7.      Ein Anspruch auf Ausbildungsduldung besteht nach § 60a Abs. 2 Satz 4 und Abs. 6 Satz 1 Nr. 2 AufenthG nicht, wenn konkrete Maßnahmen zur Aufenthaltsbeendigung bevorstehen oder aufenthaltsbeendende Maßnahmen aus Gründen, die der Ausländer selbst zu vertreten hat, nicht vollzogen werden können. Konkrete Maßnahmen der Aufenthaltsbeendigung stehen bevor, wenn die Abschiebung bereits terminiert ist. Die behördliche Beantragung eines Passersatzpapiers ist ein Indiz dafür, dass konkrete Maßnahmen der Aufenthaltsbeendigung im Sinne des § 60a Abs. 2 Satz 4 AufenthG bevorstehen, sofern zeitnah mit der Ausstellung der entsprechenden Papiere zu rechnen ist. Die ungeklärte Identität und das Fehlen eines Nationalpasses oder Passersatzpapiers stehen der Erteilung einer Duldung einschließlich Beschäftigungserlaubnis nur entgegen, soweit der Ausländer diese Umstände selbst zu vertreten hat und deshalb aufenthaltsbeendende Maßnahmen nicht vollzogen werden können (§ 60a Abs. 6 Satz 1 Nr. 2 AufenthG).

8.      Aspekte wie z.B. die Sprachkenntnisse oder die Sicherung des Lebensunterhalts sind bei der Entscheidung über die Erteilung der Beschäftigungserlaubnis in der Regel nicht maßgeblich, da grundsätzlich von einer Ermessensreduzierung auszugehen ist, wenn die Voraussetzungen für einen Anspruch auf Ausbildungsduldung gegeben sind (s.o. Nr. 1). Zu berücksichtigen sind sie jedoch im Rahmen der Entscheidung über eine sich anschließende Erteilung einer Aufenthaltserlaubnis nach § 18a Abs. 1a AufenthG, da in diesem Zusammenhang sowohl die allgemeinen Voraussetzungen für die Erteilung eines Aufenthaltstitels nach § 5 AufenthG (bis auf die Visumspflicht, vgl. § 18a Abs. 3 AufenthG) als auch die speziellen Voraussetzungen nach § 18a Abs. 1 Nr. 2 -7 AufenthG erfüllt werden müssen. Spätestens zum Zeitpunkt der Erteilung der Aufenthaltserlaubnis muss auch die Identität geklärt (§ 5 Abs. 1 Nr. 1a AufenthG) und die Passpflicht erfüllt sein (§ 5 Abs. 1 Nr. 4 AufenthG).

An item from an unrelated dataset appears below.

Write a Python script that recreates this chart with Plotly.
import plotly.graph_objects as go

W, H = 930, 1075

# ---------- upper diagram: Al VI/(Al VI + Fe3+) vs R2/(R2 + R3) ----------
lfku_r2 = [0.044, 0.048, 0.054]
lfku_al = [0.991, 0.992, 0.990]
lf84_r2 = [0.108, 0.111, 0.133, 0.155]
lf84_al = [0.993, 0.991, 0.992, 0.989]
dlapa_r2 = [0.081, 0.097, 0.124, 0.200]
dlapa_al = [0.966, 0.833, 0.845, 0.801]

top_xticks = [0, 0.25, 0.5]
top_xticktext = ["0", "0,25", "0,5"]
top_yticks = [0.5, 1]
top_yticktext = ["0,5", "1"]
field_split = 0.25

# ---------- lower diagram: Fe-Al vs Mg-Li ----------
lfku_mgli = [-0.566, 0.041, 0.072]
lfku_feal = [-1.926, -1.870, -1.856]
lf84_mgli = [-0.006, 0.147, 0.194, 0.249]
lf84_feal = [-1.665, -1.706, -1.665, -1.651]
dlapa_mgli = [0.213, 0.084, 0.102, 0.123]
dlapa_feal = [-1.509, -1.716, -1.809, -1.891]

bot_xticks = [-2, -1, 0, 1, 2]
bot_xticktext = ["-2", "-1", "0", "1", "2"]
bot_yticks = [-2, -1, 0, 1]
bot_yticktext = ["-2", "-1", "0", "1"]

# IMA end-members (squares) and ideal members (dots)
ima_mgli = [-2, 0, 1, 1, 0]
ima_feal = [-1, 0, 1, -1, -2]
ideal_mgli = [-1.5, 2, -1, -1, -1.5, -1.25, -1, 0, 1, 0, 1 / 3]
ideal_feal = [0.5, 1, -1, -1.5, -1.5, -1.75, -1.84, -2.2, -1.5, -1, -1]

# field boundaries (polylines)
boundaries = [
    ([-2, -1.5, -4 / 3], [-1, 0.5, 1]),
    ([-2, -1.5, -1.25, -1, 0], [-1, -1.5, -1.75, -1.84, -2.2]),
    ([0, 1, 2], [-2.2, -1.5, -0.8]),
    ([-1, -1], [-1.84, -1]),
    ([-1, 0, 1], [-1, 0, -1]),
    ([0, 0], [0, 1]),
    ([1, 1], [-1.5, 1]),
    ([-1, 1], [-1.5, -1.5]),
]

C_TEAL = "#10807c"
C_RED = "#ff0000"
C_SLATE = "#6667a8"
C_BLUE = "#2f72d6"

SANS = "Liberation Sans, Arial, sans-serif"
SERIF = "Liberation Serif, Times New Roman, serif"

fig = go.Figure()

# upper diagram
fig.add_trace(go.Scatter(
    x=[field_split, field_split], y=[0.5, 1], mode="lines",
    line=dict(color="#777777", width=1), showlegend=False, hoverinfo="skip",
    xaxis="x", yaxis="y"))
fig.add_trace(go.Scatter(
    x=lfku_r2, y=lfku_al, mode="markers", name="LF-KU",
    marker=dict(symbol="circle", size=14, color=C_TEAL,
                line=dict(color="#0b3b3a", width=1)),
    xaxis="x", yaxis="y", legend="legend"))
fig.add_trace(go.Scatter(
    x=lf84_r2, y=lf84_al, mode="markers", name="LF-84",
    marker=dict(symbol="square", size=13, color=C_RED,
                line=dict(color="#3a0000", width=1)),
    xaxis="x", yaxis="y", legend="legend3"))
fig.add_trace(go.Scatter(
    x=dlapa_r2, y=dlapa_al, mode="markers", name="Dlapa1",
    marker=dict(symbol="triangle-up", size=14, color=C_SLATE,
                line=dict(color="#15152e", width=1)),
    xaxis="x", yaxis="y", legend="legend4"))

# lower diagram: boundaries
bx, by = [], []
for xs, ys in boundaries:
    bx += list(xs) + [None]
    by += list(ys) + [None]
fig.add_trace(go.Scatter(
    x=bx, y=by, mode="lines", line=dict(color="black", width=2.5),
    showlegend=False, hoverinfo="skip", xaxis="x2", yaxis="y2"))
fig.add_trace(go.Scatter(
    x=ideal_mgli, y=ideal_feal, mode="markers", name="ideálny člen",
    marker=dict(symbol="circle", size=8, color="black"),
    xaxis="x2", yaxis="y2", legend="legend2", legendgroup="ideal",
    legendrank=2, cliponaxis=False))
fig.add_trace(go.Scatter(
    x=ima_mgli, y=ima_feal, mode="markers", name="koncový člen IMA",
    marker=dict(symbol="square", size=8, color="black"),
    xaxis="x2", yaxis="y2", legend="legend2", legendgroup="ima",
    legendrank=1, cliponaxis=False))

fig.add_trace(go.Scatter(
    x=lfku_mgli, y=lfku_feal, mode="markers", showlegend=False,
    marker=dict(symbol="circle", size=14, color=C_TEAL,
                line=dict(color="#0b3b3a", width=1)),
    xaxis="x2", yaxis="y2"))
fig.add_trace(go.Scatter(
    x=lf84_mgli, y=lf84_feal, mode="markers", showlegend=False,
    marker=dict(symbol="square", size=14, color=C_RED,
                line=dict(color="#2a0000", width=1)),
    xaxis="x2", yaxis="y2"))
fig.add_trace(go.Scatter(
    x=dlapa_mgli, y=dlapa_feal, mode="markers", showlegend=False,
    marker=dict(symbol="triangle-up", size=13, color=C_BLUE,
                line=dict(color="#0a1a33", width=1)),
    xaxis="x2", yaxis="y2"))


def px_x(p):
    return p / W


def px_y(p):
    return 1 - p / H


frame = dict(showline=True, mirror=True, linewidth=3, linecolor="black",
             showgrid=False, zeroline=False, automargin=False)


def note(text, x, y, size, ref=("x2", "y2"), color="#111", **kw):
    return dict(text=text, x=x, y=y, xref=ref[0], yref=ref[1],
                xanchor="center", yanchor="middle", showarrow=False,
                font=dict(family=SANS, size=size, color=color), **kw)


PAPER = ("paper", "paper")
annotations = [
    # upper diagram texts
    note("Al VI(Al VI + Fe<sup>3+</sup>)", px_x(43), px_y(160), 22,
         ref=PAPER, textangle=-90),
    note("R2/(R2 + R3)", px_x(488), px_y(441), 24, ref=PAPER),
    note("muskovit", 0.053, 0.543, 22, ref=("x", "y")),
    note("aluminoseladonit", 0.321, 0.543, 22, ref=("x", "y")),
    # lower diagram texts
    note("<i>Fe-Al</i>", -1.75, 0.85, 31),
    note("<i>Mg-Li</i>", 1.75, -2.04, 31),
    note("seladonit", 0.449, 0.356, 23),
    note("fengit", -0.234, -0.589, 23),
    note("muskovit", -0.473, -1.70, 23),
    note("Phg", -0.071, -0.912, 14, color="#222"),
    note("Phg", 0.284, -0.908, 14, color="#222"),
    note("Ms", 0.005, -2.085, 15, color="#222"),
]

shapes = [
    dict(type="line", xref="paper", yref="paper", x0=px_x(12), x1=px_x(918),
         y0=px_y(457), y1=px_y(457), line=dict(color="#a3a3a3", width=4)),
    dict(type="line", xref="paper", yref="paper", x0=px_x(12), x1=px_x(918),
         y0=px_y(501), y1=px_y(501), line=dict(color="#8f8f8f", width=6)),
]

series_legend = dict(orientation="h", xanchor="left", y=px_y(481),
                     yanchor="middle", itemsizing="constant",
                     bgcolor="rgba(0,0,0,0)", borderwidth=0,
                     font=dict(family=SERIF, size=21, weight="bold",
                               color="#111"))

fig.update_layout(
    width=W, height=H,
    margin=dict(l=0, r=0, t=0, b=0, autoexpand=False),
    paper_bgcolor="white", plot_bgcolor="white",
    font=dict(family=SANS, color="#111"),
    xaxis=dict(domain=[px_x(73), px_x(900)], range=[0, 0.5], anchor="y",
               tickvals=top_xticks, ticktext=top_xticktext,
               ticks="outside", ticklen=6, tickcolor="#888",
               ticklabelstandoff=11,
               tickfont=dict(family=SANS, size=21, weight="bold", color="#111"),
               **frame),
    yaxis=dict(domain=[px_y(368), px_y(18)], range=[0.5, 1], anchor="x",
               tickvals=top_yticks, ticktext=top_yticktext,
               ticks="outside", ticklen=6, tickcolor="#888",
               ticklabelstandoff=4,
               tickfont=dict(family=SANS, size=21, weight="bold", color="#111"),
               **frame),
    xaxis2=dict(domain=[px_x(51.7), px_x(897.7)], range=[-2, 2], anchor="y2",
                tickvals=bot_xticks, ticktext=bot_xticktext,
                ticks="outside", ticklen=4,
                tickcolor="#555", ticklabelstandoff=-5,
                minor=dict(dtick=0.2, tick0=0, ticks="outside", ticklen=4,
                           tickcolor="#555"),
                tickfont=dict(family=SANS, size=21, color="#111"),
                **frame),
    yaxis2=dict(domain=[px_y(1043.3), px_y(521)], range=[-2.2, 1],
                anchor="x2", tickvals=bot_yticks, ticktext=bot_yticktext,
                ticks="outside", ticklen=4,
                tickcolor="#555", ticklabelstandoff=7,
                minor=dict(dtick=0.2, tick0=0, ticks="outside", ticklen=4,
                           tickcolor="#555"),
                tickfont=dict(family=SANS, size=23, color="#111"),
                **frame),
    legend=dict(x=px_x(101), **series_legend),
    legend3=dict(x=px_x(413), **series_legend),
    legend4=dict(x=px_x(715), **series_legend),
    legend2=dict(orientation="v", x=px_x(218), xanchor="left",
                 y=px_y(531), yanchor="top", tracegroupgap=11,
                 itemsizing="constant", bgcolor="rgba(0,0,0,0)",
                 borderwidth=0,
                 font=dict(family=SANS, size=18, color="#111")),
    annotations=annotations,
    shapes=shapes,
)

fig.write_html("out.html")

9.      Während eines laufenden Dublin-Verfahrens kommt die Erteilung einer Ausbildungsduldung nicht in Betracht, weil der Ausländer im Besitz einer Aufenthaltsgestattung und somit nicht vollziehbar ausreisepflichtig ist. Nach Erlass einer Abschiebungsanordnung scheidet die Erteilung einer Ausbildungsduldung aus, weil dann davon auszugehen ist, dass konkrete Maßnahmen zur Aufenthaltsbeendigung bevorstehen. Außerdem fehlt es den Ausländerbehörden in diesen Fällen an der notwendigen Entscheidungskompetenz, da die Verfahrensherrschaft bis zur Überstellung beim BAMF liegt.

10.  Aus der Erteilung einer Ausbildungsduldung ergibt sich keine Möglichkeit des Familiennachzugs. Die Duldung der Eltern und Geschwister eines minderjährigen Ausländers mit Ausbildungsduldung sowie der minderjährigen Kinder eines Ausländers mit Ausbildungsduldung ist auf Basis des § 60a Abs. 2 Satz 3 AufenthG nach Ermessen der Ausländerbehörden in engen Grenzen möglich. In der Regel wird dem Ausländer und seiner Familie jedoch die vorübergehende Trennung zum Zweck der Durchführung einer Ausbildung zuzumuten sein.